Canada’s economy losses jobs for two months in a row, but will it stop the central bank?

The latest report by Statistics Canada shows the national economy lost 30,600 jobs last month, following one more decline seen in June.

At the same time, Canada’s unemployment rate left unchanged at 4.9%.

The sectors of wholesale and retail trade, health care and social assistance, educational services reported a total loss of 53,000 jobs. The decline was offset by the goods-producing segments showing an increase of 23,000 jobs.

The drop in jobs was almost the same in both part-time and full-time work. However, the largest loss was reported among women aged 55+.

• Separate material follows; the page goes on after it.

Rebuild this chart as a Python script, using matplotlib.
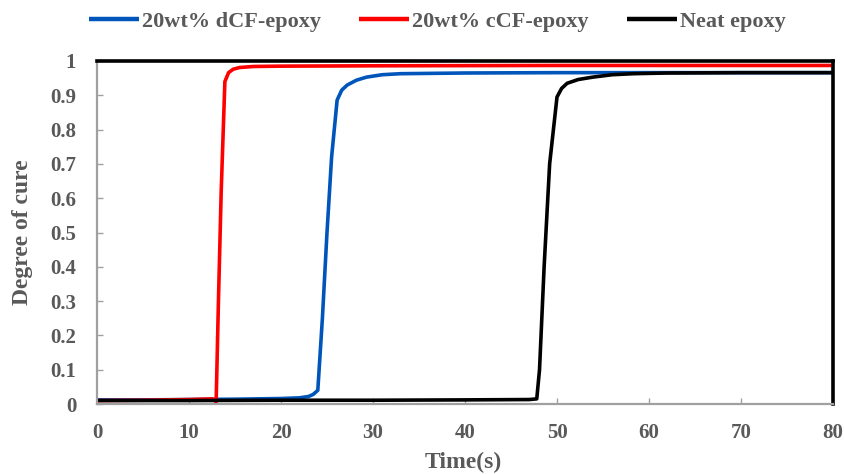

Last month, the overall participation rate was down by 0.2% to 64.7%, following a 0.4% decrease in June.

The results turned out to be weaker than expected. The average forecast of economists polled by Bloomberg was a gain of 15,000 jobs and an unemployment rate of 5.0%.

“This is an obviously a very noisy survey, particularly in the summer months, when the numbers fluctuate a lot. In my opinion, the most important thing is that the North American economies are slowing,” – says Philip Cross from Macdonald-Laurier Institute and a former chief economic analyst of Statistics Canada.

In addition to it, he warned that Canada’s real estate sector is vulnerable to the growing interest rates and may lag behind the U.S.

The BoC has tried to restore the national economy after months of skyrocketing inflation with aggressive interest rate increases. Friday’s jobs report will probably help the Bank make its next interest rate decision in September.

“Although today’s results brought even more uncertainties for policymakers, the central bank will likely keep focusing on the historic low unemployment rate and strong wage growth in order to justify one more non-standard rate increase at its next meeting,” – Andrew Grantham, a senior economist at CIBC Capital Markets.

The Bank follows its goal to reduce the inflation back to 2%.

“Evidence that the economy is slowing due to weaker demand and not to restrained supply, will lead to a pause in this rate hike cycle after the next rise,” – Grantham noted.